The Washington State Legislature enacted a series of new policing laws during the 2021 legislative session, some that change the way law enforcement services are delivered. The legislation included changes to police tactics, handling of mental health calls, officer certification and decertification, use of civilian oversight boards to investigate use of force cases and more. Summaries of the most significant bills are posted on the City website.
“We are working to understand and make changes to comply with new legislation,” Bellingham Mayor Seth Fleetwood said. “We are looking at these issues not only as policing issues, but as City-wide and community-wide issues that we need to work on together. The City, along with our various partners, can and will handle the challenges and changes this new legislation brings.“
“In some cases, new laws rely on services or protocols that have not yet been established or funded. In other cases, we will respond to calls for law enforcement service but our actions once we arrive may look different than in the past. We have processes in place to consider, fund, and establish the alternative programs necessary to meet new requirements,” he said.
“The intentions behind these new requirements are values we all share: transparency, fairness, accountability, safety, and providing the right kinds of services for people when they need help, especially the most vulnerable members of our community. ”
Bellingham Police Chief Flo Simon said her department’s first priority remains the safety and welfare of all residents and visitors to our City. She said when people call 9-1-1 seeking law enforcement services, Bellingham Police will respond as appropriate and as resources allow, similar to how the department has responded in the past. In some instances, she said, how officers react once they arrive may change as the result of new legislation.
“While we are fortunate Bellingham Police already met some of the requirements of the new laws before they were adopted, there are a number of changes requiring our officers to alter our response to certain calls, such as those involving behavioral health concerns,” she said.
Simon said tight timelines for implementation by local law enforcement agencies, requirements to alter police actions when responding to certain calls, and unintended consequences of some of the changes, may be seen by community members as the laws take effect. Her department and other City officials are reaching out to the community to explain the changes and how local policing and other City services will be impacted.

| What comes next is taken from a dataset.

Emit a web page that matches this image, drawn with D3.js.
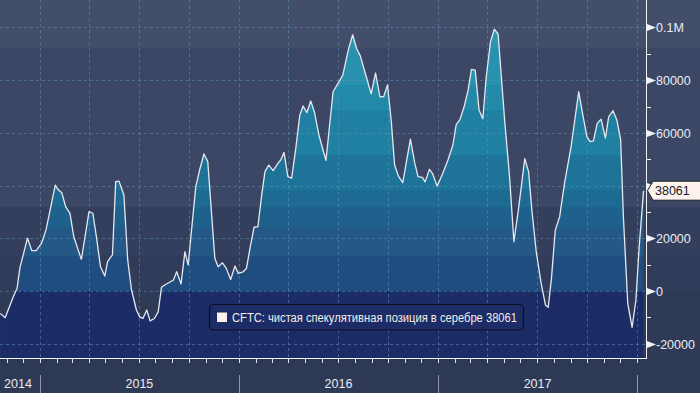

Community education about new policing laws
Simon said lawmakers’ focus on police reform during the legislative session resulted in the passage of nearly 100 law enforcement-related bills; 13 are especially significant.
These bills were signed into law by Governor Jay Inslee on May 18, 2021, and many became effective on July 25, 2021. Bellingham Police Department and other City staff are working to understand the bills, train officers, and adapt operations.
Deputy Police Chief Don Almer provided an overview of new legislation during the July 12 Bellingham City Council Committee of the Whole meeting (YouTube video).
A synopsis of all the bills and links to other related information is available on the City website. The website also provides contact information to sign up for a group presentation or to ask questions about the new legislation. Community members can ask questions and provide feedback about the new laws on the City’s Engage Bellingham website.
“Regardless of the some of the challenges presented by these changes,” Simon said. “I am committed to providing the best service possible to our City while upholding the requirements set forth by the new laws. We are in this together, and if we work together, communicate and have productive conversations, many of the unintended consequences can be resolved.”